- EXERCISE INSTRUCTIONS -
Transcribe every entry below word for word, but skip the pictures.

- Code that draws figures -
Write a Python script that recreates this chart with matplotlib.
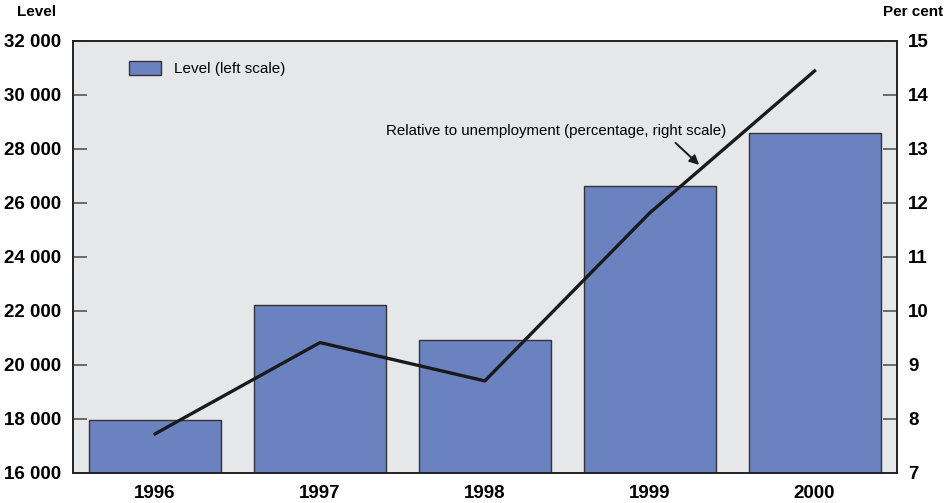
import matplotlib.pyplot as plt
from matplotlib import font_manager

years = ['1996', '1997', '1998', '1999', '2000']
level = [17950, 22200, 20930, 26620, 28590]
pct_unemployment = [7.72, 9.41, 8.70, 11.81, 14.44]

left_ticks = list(range(16000, 32001, 2000))
left_labels = ['{:,}'.format(v).replace(',', ' ') for v in left_ticks]
right_ticks = list(range(7, 16))

# narrow face for tick labels if available
names = {f.name for f in font_manager.fontManager.ttflist}
narrow = 'Liberation Sans Narrow' if 'Liberation Sans Narrow' in names else 'Liberation Sans'
plt.rcParams['font.family'] = 'Liberation Sans'

bar_color = '#6a82bf'
bg_color = '#e6e7e8'

fig = plt.figure(figsize=(9.5, 5.03), dpi=100)
ax = fig.add_axes([0.0765, 0.0602, 0.8677, 0.8589])
ax.set_facecolor(bg_color)

x = range(len(years))
ax.bar(x, level, width=0.8, bottom=0, color=bar_color, edgecolor='#333333',
       linewidth=1.0, label='Level (left scale)', zorder=2)
ax.set_xlim(-0.5, 4.5)
ax.set_ylim(16000, 32000)
ax.set_yticks(left_ticks)
ax.set_yticklabels(left_labels)
ax.set_xticks(list(x))
ax.set_xticklabels(years)

ax2 = ax.twinx()
ax2.plot(list(x), pct_unemployment, color='#1a1a1a', linewidth=2.4, zorder=3)
ax2.set_ylim(7, 15)
ax2.set_yticks(right_ticks)

for a in (ax, ax2):
    for s in a.spines.values():
        s.set_color('#222222')
        s.set_linewidth(1.2)

ax.tick_params(axis='y', direction='in', length=10, width=1.2, color='#555555', pad=8,
               labelsize=13.5)
ax.tick_params(axis='x', length=0, pad=9, labelsize=13.5)
ax2.tick_params(axis='y', direction='in', length=10, width=1.2, color='#555555', pad=8,
                labelsize=13.5)
for lab in ax.get_yticklabels() + ax.get_xticklabels() + ax2.get_yticklabels():
    lab.set_fontfamily(narrow)
    lab.set_fontweight('bold')

fig.text(0.018, 0.962, 'Level', fontsize=11, fontweight='bold', ha='left', va='bottom')
fig.text(0.993, 0.962, 'Per cent', fontsize=11, fontweight='bold', ha='right', va='bottom')

ax.legend(loc='upper left', bbox_to_anchor=(0.052, 0.985), frameon=False, fontsize=11,
          handlelength=2.1, handleheight=1.0, handletextpad=0.8)

# label for the line, with a short arrow pointing at it
ax2.text(2.435, 13.2, 'Relative to unemployment (percentage, right scale)',
         fontsize=10.8, ha='center', va='bottom')
ax2.annotate('', xy=(3.30, 12.70), xytext=(3.156, 13.11),
             arrowprops=dict(arrowstyle='-|>', color='#1a1a1a', lw=1.4,
                             mutation_scale=14, shrinkA=0, shrinkB=0))

plt.savefig('out.png', dpi=100)
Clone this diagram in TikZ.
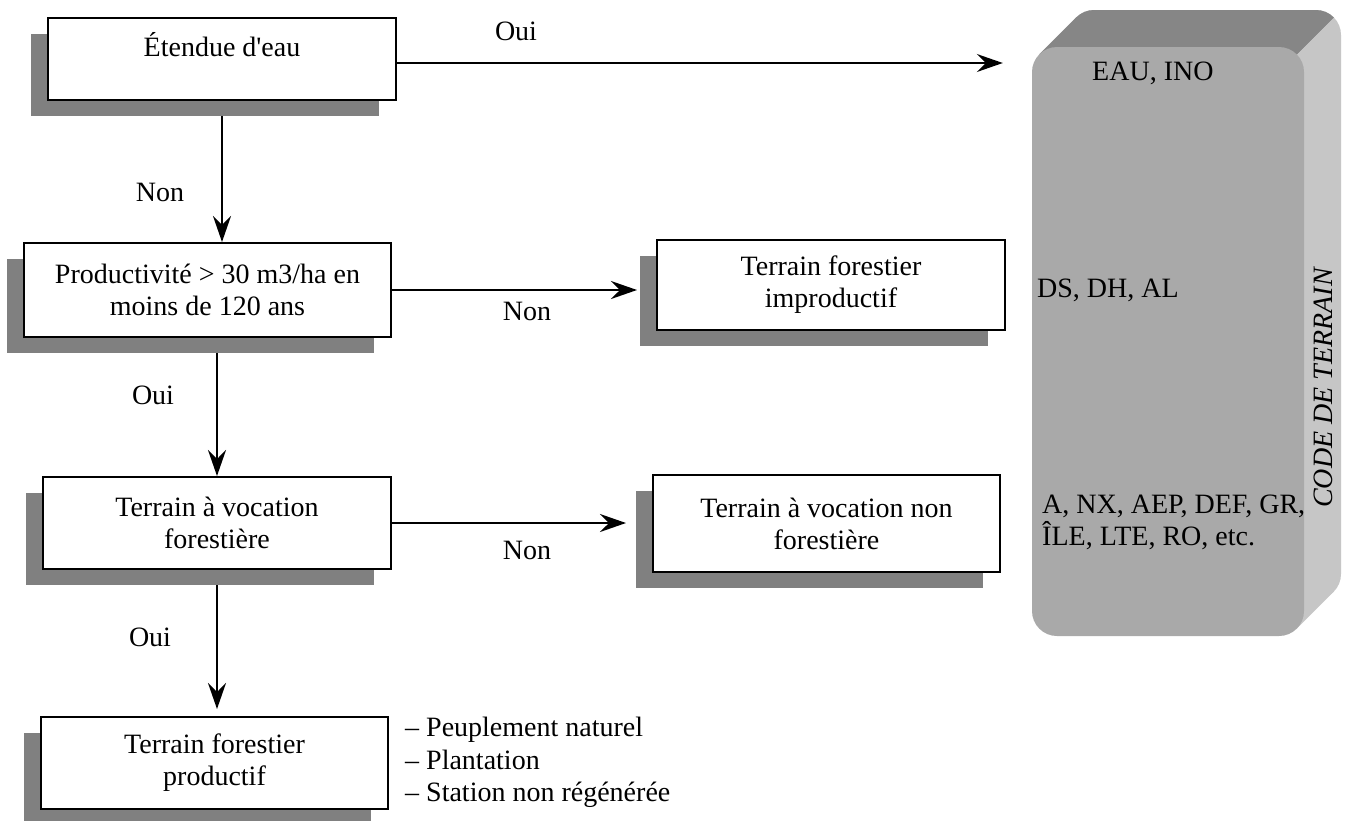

- EXPECTED ANSWER -
Write a Python script that recreates this chart with matplotlib.
import matplotlib.pyplot as plt
from matplotlib import font_manager

years = ['1996', '1997', '1998', '1999', '2000']
level = [17950, 22200, 20930, 26620, 28590]
pct_unemployment = [7.72, 9.41, 8.70, 11.81, 14.44]

left_ticks = list(range(16000, 32001, 2000))
left_labels = ['{:,}'.format(v).replace(',', ' ') for v in left_ticks]
right_ticks = list(range(7, 16))

# narrow face for tick labels if available
names = {f.name for f in font_manager.fontManager.ttflist}
narrow = 'Liberation Sans Narrow' if 'Liberation Sans Narrow' in names else 'Liberation Sans'
plt.rcParams['font.family'] = 'Liberation Sans'

bar_color = '#6a82bf'
bg_color = '#e6e7e8'

fig = plt.figure(figsize=(9.5, 5.03), dpi=100)
ax = fig.add_axes([0.0765, 0.0602, 0.8677, 0.8589])
ax.set_facecolor(bg_color)

x = range(len(years))
ax.bar(x, level, width=0.8, bottom=0, color=bar_color, edgecolor='#333333',
       linewidth=1.0, label='Level (left scale)', zorder=2)
ax.set_xlim(-0.5, 4.5)
ax.set_ylim(16000, 32000)
ax.set_yticks(left_ticks)
ax.set_yticklabels(left_labels)
ax.set_xticks(list(x))
ax.set_xticklabels(years)

ax2 = ax.twinx()
ax2.plot(list(x), pct_unemployment, color='#1a1a1a', linewidth=2.4, zorder=3)
ax2.set_ylim(7, 15)
ax2.set_yticks(right_ticks)

for a in (ax, ax2):
    for s in a.spines.values():
        s.set_color('#222222')
        s.set_linewidth(1.2)

ax.tick_params(axis='y', direction='in', length=10, width=1.2, color='#555555', pad=8,
               labelsize=13.5)
ax.tick_params(axis='x', length=0, pad=9, labelsize=13.5)
ax2.tick_params(axis='y', direction='in', length=10, width=1.2, color='#555555', pad=8,
                labelsize=13.5)
for lab in ax.get_yticklabels() + ax.get_xticklabels() + ax2.get_yticklabels():
    lab.set_fontfamily(narrow)
    lab.set_fontweight('bold')

fig.text(0.018, 0.962, 'Level', fontsize=11, fontweight='bold', ha='left', va='bottom')
fig.text(0.993, 0.962, 'Per cent', fontsize=11, fontweight='bold', ha='right', va='bottom')

ax.legend(loc='upper left', bbox_to_anchor=(0.052, 0.985), frameon=False, fontsize=11,
          handlelength=2.1, handleheight=1.0, handletextpad=0.8)

# label for the line, with a short arrow pointing at it
ax2.text(2.435, 13.2, 'Relative to unemployment (percentage, right scale)',
         fontsize=10.8, ha='center', va='bottom')
ax2.annotate('', xy=(3.30, 12.70), xytext=(3.156, 13.11),
             arrowprops=dict(arrowstyle='-|>', color='#1a1a1a', lw=1.4,
                             mutation_scale=14, shrinkA=0, shrinkB=0))

plt.savefig('out.png', dpi=100)
Clone this diagram in TikZ.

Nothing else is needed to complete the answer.